Davanti a magistrati e avvocati, in soli dodici minuti, sezionò il cadavere di un vagabondo morto in ospedale e procedette con le tecniche di saponificazione.

Ascoltata una sua confessione integrale, emerse un interessante punto di dibattito: mentre l’accusa sostiene, infatti, che Leonarda ha agito per pura avidità nei confronti del denaro delle sue tre vittime, lei s’intestardisce a giustificare i suoi omicidi come un tributo di sangue dovuto alla memoria della madre morta, che le sarebbe comparsa in sogno minacciandola di prendersi le vite dei suoi figli se in cambio non avesse versato sangue fresco ed innocente.

La perizia del Professor Filippo Saporito, docente all’Università di Roma e direttore del Manicomio Criminale di Aversa, riesce a convincere la giuria solo della seminfermità mentale dell’imputata, seguendo le teorie di Cesare Lombroso, allora molto in voga.

Il 20 Giugno 1946 la Cianciulli viene ritenuta colpevole dei tre omicidi, del furto delle proprietà delle vittime e del vilipendio dei cadaveri, e perciò condannata al ricovero per almeno tre anni in un manicomio giudiziario e a trent’anni di reclusione.

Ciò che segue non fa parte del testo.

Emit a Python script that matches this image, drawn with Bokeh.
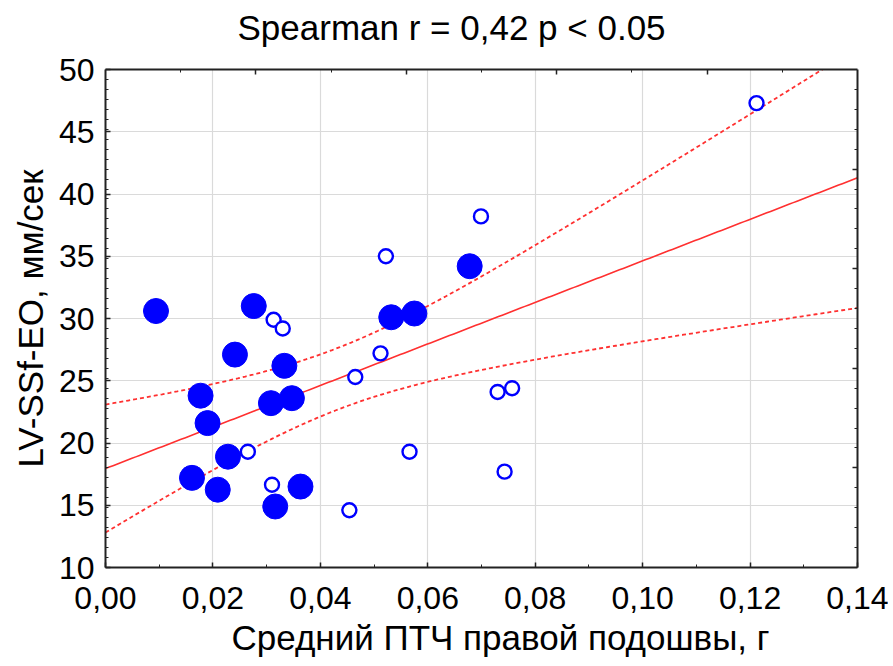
import numpy as np
from bokeh.plotting import figure
from bokeh.models import (LinearAxis, Range1d, FixedTicker, CustomJSTickFormatter,
                          CustomLabelingPolicy, Title)
from bokeh.embed import file_html
from bokeh.resources import INLINE

# ---- data ----
filled_x = [0.0094, 0.0276, 0.0241, 0.0333, 0.0532, 0.0575, 0.0177, 0.0190,
            0.0308, 0.0347, 0.0228, 0.0161, 0.0209, 0.0316, 0.0363, 0.0678]
filled_y = [30.6, 31.0, 27.1, 26.2, 30.1, 30.4, 23.8, 21.6,
            23.2, 23.6, 18.9, 17.2, 16.25, 14.9, 16.5, 34.2]
open_x = [0.0313, 0.0330, 0.0512, 0.0465, 0.0730, 0.0757, 0.0265, 0.0566,
          0.0743, 0.0310, 0.0454, 0.0522, 0.0699, 0.1212]
open_y = [29.9, 29.2, 27.2, 25.3, 24.1, 24.4, 19.3, 19.3,
          17.7, 16.65, 14.6, 35.0, 38.2, 47.3]

x_ticks = [0.00, 0.02, 0.04, 0.06, 0.08, 0.10, 0.12, 0.14]
y_ticks = [10, 15, 20, 25, 30, 35, 40, 45, 50]
title_text = "Spearman r = 0,42 p < 0.05"
x_label = "Средний ПТЧ правой подошвы, г"
y_label = "LV-SSf-EO, мм/сек"
t_crit = 2.048  # t(0.975, df=28)

FONT = "Liberation Sans"

# ---- regression with 95% confidence band ----
ax = np.array(filled_x + open_x)
ay = np.array(filled_y + open_y)
n = len(ax)
slope, intercept = np.polyfit(ax, ay, 1)
resid = ay - (intercept + slope * ax)
s = np.sqrt(np.sum(resid ** 2) / (n - 2))
xbar = ax.mean()
sxx = np.sum((ax - xbar) ** 2)
xf = np.linspace(0, 0.14, 200)
yf = intercept + slope * xf
hw = t_crit * s * np.sqrt(1.0 / n + (xf - xbar) ** 2 / sxx)

p = figure(width=888, height=664, output_backend="svg", toolbar_location=None,
           x_range=Range1d(0, 0.14), y_range=Range1d(10, 50),
           min_border_left=105, min_border_right=31, min_border_top=69,
           min_border_bottom=97, title=None)
p.outline_line_color = None
p.background_fill_color = "white"
p.border_fill_color = "white"

# grid
for g in (p.xgrid, p.ygrid):
    g.grid_line_color = "#dadada"
    g.grid_line_width = 1.2

hide_all = CustomLabelingPolicy(code="""
const idx = Array.from(indices);
for (const i of idx) indices.unset(i);
return indices;
""")

def style_axis(a, labels=True):
    a.axis_line_color = "#222222"
    a.axis_line_width = 2
    a.major_tick_line_color = "#222222"
    a.minor_tick_line_color = "#222222"
    a.major_tick_line_width = 1.5
    a.minor_tick_line_width = 1
    a.major_tick_in = 5
    a.major_tick_out = 0
    a.minor_tick_in = 3
    a.minor_tick_out = 0
    a.major_label_text_font = FONT
    a.major_label_text_font_size = "32px" if labels else "1px"
    a.major_label_text_color = "#000000"
    if not labels:
        a.major_label_policy = hide_all

xa = p.xaxis[0]
ya = p.yaxis[0]
xa.ticker = FixedTicker(ticks=x_ticks,
                        minor_ticks=[0.01, 0.03, 0.05, 0.07, 0.09, 0.11, 0.13])
xa.formatter = CustomJSTickFormatter(code="return tick.toFixed(2).replace('.', ',');")
ya.ticker = FixedTicker(ticks=y_ticks,
                        minor_ticks=list(np.round(np.arange(10.8, 50, 0.8), 2)))
style_axis(xa)
style_axis(ya)
xa.major_label_standoff = 19
ya.major_label_standoff = 11

# secondary (unlabelled) frame axes
p.extra_x_ranges = {"top": Range1d(0, 5)}
p.extra_y_ranges = {"right": Range1d(0, 5)}
ta = LinearAxis(x_range_name="top",
                ticker=FixedTicker(ticks=[1, 2, 3, 4], minor_ticks=[0.5, 1.5, 2.5, 3.5, 4.5]))
ra = LinearAxis(y_range_name="right",
                ticker=FixedTicker(ticks=[1, 2, 3, 4],
                                   minor_ticks=list(np.round(np.arange(0.2, 5, 0.2), 2))))
style_axis(ta, labels=False)
style_axis(ra, labels=False)
ta.major_label_standoff = 15
ra.major_label_standoff = 0
p.add_layout(ta, "above")
p.add_layout(ra, "right")

# titles (chart title and axis titles)
def mk_title(text, align, offset, standoff, valign):
    t = Title(text=text, align=align, offset=offset, standoff=standoff,
              vertical_align=valign, text_font=FONT, text_font_size="35px",
              text_font_style="normal", text_color="#000000")
    return t

p.add_layout(mk_title(title_text, "left", 132, 4, "top"), "above")
p.add_layout(mk_title(x_label, "left", 126, 12, "top"), "below")
p.add_layout(mk_title(y_label, "left", 100, 12, "bottom"), "left")

# regression line and confidence band
p.line(xf, yf, line_color="#ff3030", line_width=1.6)
p.line(xf, yf + hw, line_color="#ff3030", line_width=1.8, line_dash="4 3")
p.line(xf, yf - hw, line_color="#ff3030", line_width=1.8, line_dash="4 3")

# points
p.scatter(filled_x, filled_y, size=25, marker="circle",
          fill_color="#0000ff", line_color="#0000ff")
p.scatter(open_x, open_y, size=14, marker="circle",
          fill_color="white", line_color="#0000ff", line_width=2.4)

open("out.html", "w").write(file_html(p, INLINE))
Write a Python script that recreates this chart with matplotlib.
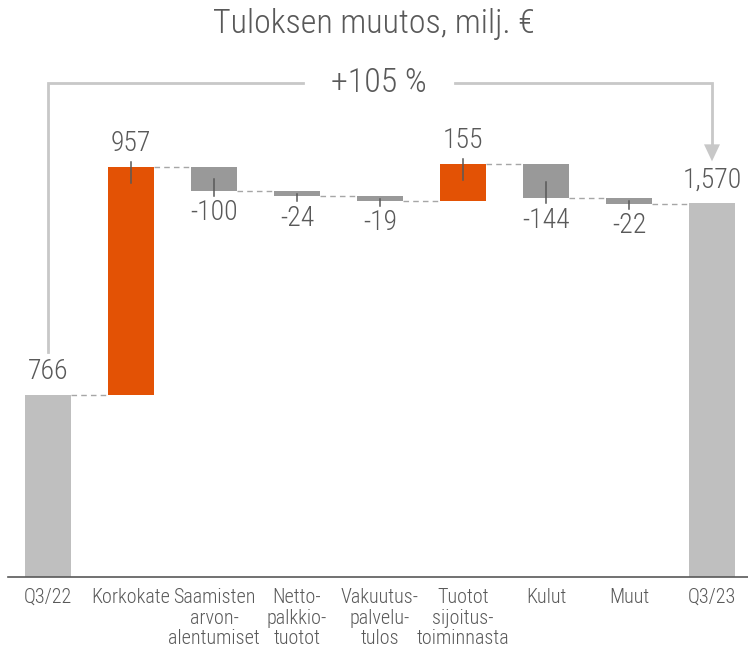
import matplotlib.pyplot as plt
import numpy as np
from matplotlib.patches import Polygon

plt.rcParams["font.family"] = ["Roboto Condensed", "Liberation Sans", "DejaVu Sans"]
plt.rcParams["font.weight"] = "light"

# data
categories = ["Q3/22", "Korkokate", "Saamisten\narvon-\nalentumiset", "Netto-\npalkkio-\ntuotot",
              "Vakuutus-\npalvelu-\ntulos", "Tuotot\nsijoitus-\ntoiminnasta", "Kulut", "Muut", "Q3/23"]
start_value = 766
deltas = [957, -100, -24, -19, 155, -144, -22]
end_value = 1570
delta_labels = ["957", "-100", "-24", "-19", "155", "-144", "-22"]
total_labels = ["766", "1,570"]
change_label = "+105 %"
title = "Tuloksen muutos, milj. €"

TEXT = "#595959"
TOTAL_C = "#bfbfbf"
POS_C = "#e35205"
NEG_C = "#999999"
BRACKET_C = "#c8c8c8"

W, H = 748, 651
fig = plt.figure(figsize=(W / 100, H / 100), dpi=100)
base_px = 577  # baseline from top
px_per_unit = 0.238
ax = fig.add_axes([8 / W, (H - base_px) / H, (W - 8) / W, base_px / H])
PX = 1 / px_per_unit  # data units per pixel
ax.set_ylim(0, base_px * PX)
ax.set_xlim(-40 / 83, -40 / 83 + (W - 8) / 83)
bw = 0.55

# running totals
levels = np.concatenate([[start_value], start_value + np.cumsum(deltas)])
n = len(categories)

# total bars
ax.bar([0, n - 1], [start_value, end_value], width=bw, color=TOTAL_C, zorder=2)
for x, v, lab in zip([0, n - 1], [start_value, end_value], total_labels):
    ax.annotate(lab, (x, v), xytext=(0, 7), textcoords="offset points",
                ha="center", va="bottom", fontsize=20, color=TEXT)

# delta bars
for i, d in enumerate(deltas):
    x = i + 1
    lo = min(levels[i], levels[i + 1])
    color = POS_C if d > 0 else NEG_C
    ax.bar(x, abs(d), bottom=lo, width=bw, color=color, zorder=2)
    outer = levels[i + 1]
    sign = 1 if d > 0 else -1
    inner = outer - sign * min(abs(d) / 2, 16 * PX)
    ax.plot([x, x], [inner, outer + sign * 5 * PX], color=TEXT, lw=1.1, zorder=3)
    if d > 0:
        ax.annotate(delta_labels[i], (x, outer), xytext=(0, 7), textcoords="offset points",
                    ha="center", va="bottom", fontsize=20, color=TEXT)
    else:
        ax.annotate(delta_labels[i], (x, outer), xytext=(0, -6), textcoords="offset points",
                    ha="center", va="top", fontsize=20, color=TEXT)

# dashed connectors
for i in range(n - 1):
    ax.plot([i + bw / 2, i + 1 - bw / 2], [levels[i]] * 2,
            color="#a6a6a6", lw=1, ls=(0, (4, 3)), zorder=1)

# bracket with change label
y_br = (base_px - 83) * PX
left_bottom = start_value + 43 * PX
arrow_tip = end_value + 42 * PX
gap_l, gap_r = (303 - 48) / 83, (455 - 48) / 83
ax.plot([0, 0, gap_l], [left_bottom, y_br, y_br], color=BRACKET_C, lw=2, solid_joinstyle="miter")
ax.plot([gap_r, n - 1, n - 1], [y_br, y_br, arrow_tip + 15 * PX], color=BRACKET_C, lw=2,
        solid_joinstyle="miter")
hw = 8 / 83
ax.add_patch(Polygon([[n - 1 - hw, arrow_tip + 17 * PX], [n - 1 + hw, arrow_tip + 17 * PX],
                      [n - 1, arrow_tip]], closed=True, color=BRACKET_C, lw=0))
ax.text((gap_l + gap_r) / 2, y_br, change_label, ha="center", va="center",
        fontsize=24.5, color=TEXT)

fig.text(0.5, 1 - 24 / H, title, ha="center", va="center", fontsize=24.5, color=TEXT)

# axes styling
for s in ["top", "right", "left"]:
    ax.spines[s].set_visible(False)
ax.spines["bottom"].set_color(TEXT)
ax.spines["bottom"].set_linewidth(1.2)
ax.set_yticks([])
ax.set_xticks(range(n))
ax.set_xticklabels(categories, fontsize=14.5, color=TEXT, linespacing=1.1)
ax.tick_params(axis="x", length=0, pad=8)

fig.savefig("out.png", dpi=100)
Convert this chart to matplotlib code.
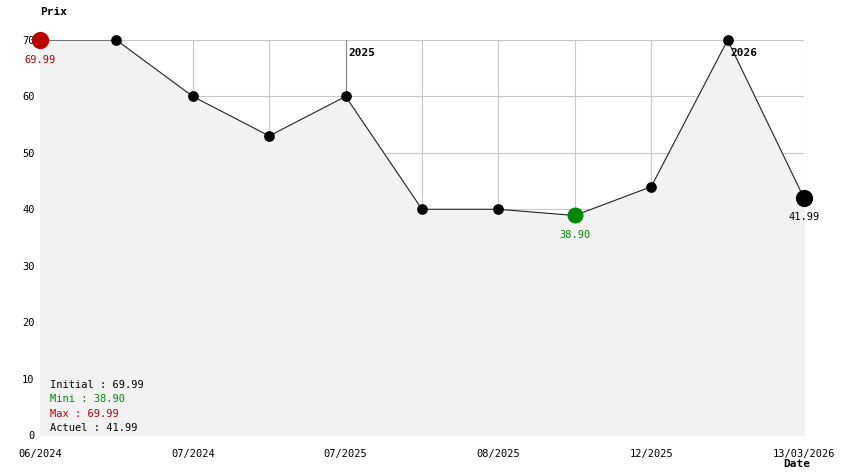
import matplotlib.pyplot as plt

# données
prix = [69.99, 69.99, 60, 53, 60, 40, 40, 38.9, 44, 69.99, 41.99]
tick_pos = [0, 2, 4, 6, 8, 10]
tick_labels = ['06/2024', '07/2024', '07/2025', '08/2025', '12/2025', '13/03/2026']
annees = [(4, '2025'), (9, '2026')]

plt.rcParams['font.family'] = 'DejaVu Sans Mono'
plt.rcParams['font.size'] = 7.5

fig = plt.figure(figsize=(8.44, 4.74), dpi=100)
ax = fig.add_axes([40 / 844, 39 / 474, 764 / 844, 395 / 474])
x = list(range(len(prix)))

# la zone grise recouvre la grille
ax.fill_between(x, prix, 0, color='#f2f2f2', zorder=2)
for i in x[1:]:
    ax.axvline(i, color='#c8c8c8', lw=0.8, zorder=1)
for v in range(10, 71, 10):
    ax.axhline(v, color='#c8c8c8', lw=0.8, zorder=1)
for i, a in annees:
    ax.axvline(i, color='#888888', lw=0.8, zorder=1)
    ax.text(i + 0.04, 68.5, a, fontweight='bold', fontsize=8, va='top', zorder=5)

ax.plot(x, prix, color='#222222', lw=0.8, zorder=3)
ax.scatter(x[1:-1], prix[1:-1], s=45, color='black', zorder=4, clip_on=False)
imin = prix.index(min(prix))
ax.scatter([0], [prix[0]], s=130, color='#bb0000', zorder=4, clip_on=False)
ax.scatter([imin], [prix[imin]], s=110, color='#008800', zorder=4, clip_on=False)
ax.scatter([x[-1]], [prix[-1]], s=130, color='black', zorder=4, clip_on=False)
ax.text(0, prix[0] - 3.5, f'{prix[0]:.2f}', color='#bb0000', ha='center', va='center', zorder=5)
ax.text(imin, prix[imin] - 3.5, f'{prix[imin]:.2f}', color='#008800', ha='center', va='center', zorder=5)
ax.text(x[-1], prix[-1] - 3.3, f'{prix[-1]:.2f}', color='black', ha='center', va='center', zorder=5)

stats = [('Initial : 69.99', 'black'), ('Mini : 38.90', '#008800'),
         ('Max : 69.99', '#bb0000'), ('Actuel : 41.99', 'black')]
for k, (t, c) in enumerate(stats):
    ax.text(0.13, 8.8 - k * 2.5, t, color=c, va='center', zorder=5)

ax.set_xlim(0, 10)
ax.set_ylim(0, 70)
ax.set_yticks(range(0, 71, 10))
ax.set_xticks(tick_pos)
ax.set_xticklabels(tick_labels)
ax.tick_params(length=0, pad=10)
ax.tick_params(axis='y', pad=4)
for s in ax.spines.values():
    s.set_visible(False)
fig.text(40 / 844, 1 - 12 / 474, 'Prix', fontweight='bold', fontsize=8, va='center')
fig.text(783 / 844, 1 - 464 / 474, 'Date', fontweight='bold', fontsize=8, va='center')

plt.savefig('out.png')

Fu internata per un lungo periodo nel Manicomio Criminale di Aversa dove scrisse le sue memorie intitolate: “Le confessioni di un’anima amareggiata”, oltre settecento pagine in cui narrò degli omicidi e dello smembramento dei corpi, lavorò ad uncinetto e cucinò biscotti che nessuno aveva il coraggio di assaggiare.

Riceveva inoltre le visite regolari dei figli. Il 15 ottobre del 1970, Leonarda Cianciulli morì nel Manicomio Giudiziario femminile di Pozzuoli dove finì di scontare la sua pena. Fu stroncata da apoplessia cerebrale.

Venne sepolta nel cimitero di Pozzuoli in una tomba per poveri, al termine del periodo di sepoltura, nel 1975, nessuno ne reclamò il corpo e i resti finirono nell’ossario comunale.

Sono stati prodotti film thriller legati direttamente alle tristi vicende di Leonarda, tra cui si ricordi “Gran Bollito” (1977) con protagonista Shelley Winters e tre attori maschi (Max von Sydow, Renato Pozzetto e Alberto Lionello) a interpretare le sue tre vittime.